Mastering Query Optimization in Legacy Systems with Python

#database #optimization #performance

In large-scale legacy codebases, slow database queries can be a significant bottleneck affecting overall system performance. As a Senior Architect, leveraging Python's capabilities to analyze, profile, and optimize these queries is crucial for restoring system efficiency without overhauling entire architectures.

Identifying the Bottleneck

The first step is pinpointing the slow-running queries. Often, legacy systems lack comprehensive logging or profiling. Using Python, you can leverage SQL query logs or integrate with your database's slow query log. An effective approach involves executing your queries via a dedicated script that captures execution times:

import psycopg2
import time

def execute_query(query):
    conn = psycopg2.connect(dbname="yourdb", user="user", password="password", host="host")
    cur = conn.cursor()
    start_time = time.time()
    cur.execute(query)
    result = cur.fetchall()
    duration = time.time() - start_time
    conn.close()
    print(f"Query executed in {duration:.4f} seconds")
    return result

# Example usage
query = "SELECT * FROM large_table WHERE criteria='value'"
evaluate = execute_query(query)

This script helps identify queries that require further attention.

Profiling and Analyzing

Once identified, analyze query plans using EXPLAIN or EXPLAIN ANALYZE, which can be invoked through Python subprocess modules or database connectors. Automating this process allows for batch analysis:

import subprocess

def get_query_plan(query):
    command = ['psql', '-d', 'yourdb', '-c', f"EXPLAIN ANALYZE {query}"]
    result = subprocess.run(command, capture_output=True, text=True)
    print(result.stdout)

get_query_plan("SELECT * FROM large_table WHERE criteria='value'")
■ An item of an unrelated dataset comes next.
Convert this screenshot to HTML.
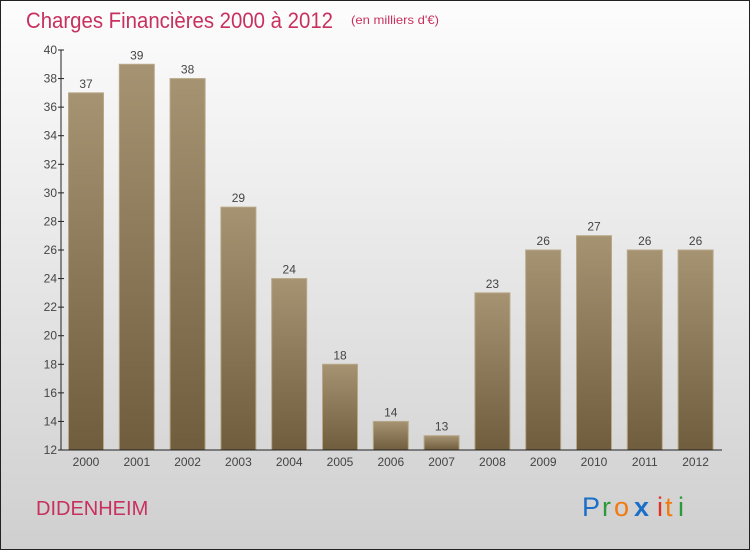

Interpret these plans to recognize costly operations like sequential scans, nested loops, or missing indexes.

Applying Optimizations

Based on the insights, implement targeted improvements:

Indexing: Create indexes on frequently queried columns.
Query Refactoring: Rewrite queries to limit retrieved columns, reduce joins, or leverage subqueries.
Partitioning: For extremely large tables, partition data to limit scan scope.

Example: Adding an index

CREATE INDEX idx_criteria ON large_table(criteria);

And from Python, you can script these changes for automation:

def create_index(index_statement):
    conn = psycopg2.connect(dbname="yourdb", user="user", password="password", host="host")
    cur = conn.cursor()
    cur.execute(index_statement)
    conn.commit()
    conn.close()

create_index("CREATE INDEX idx_criteria ON large_table(criteria)")

Continuous Monitoring

Post-optimization, integrate Python-based monitoring to ensure query performance remains optimal over time. Use periodic checks and alerting mechanisms for regressions.

Final Thoughts

By methodically profiling, analyzing, and refactoring slow queries with Python, senior architects can significantly improve legacy system performance. This approach minimizes disruption and leverages existing infrastructure, ensuring sustainable growth.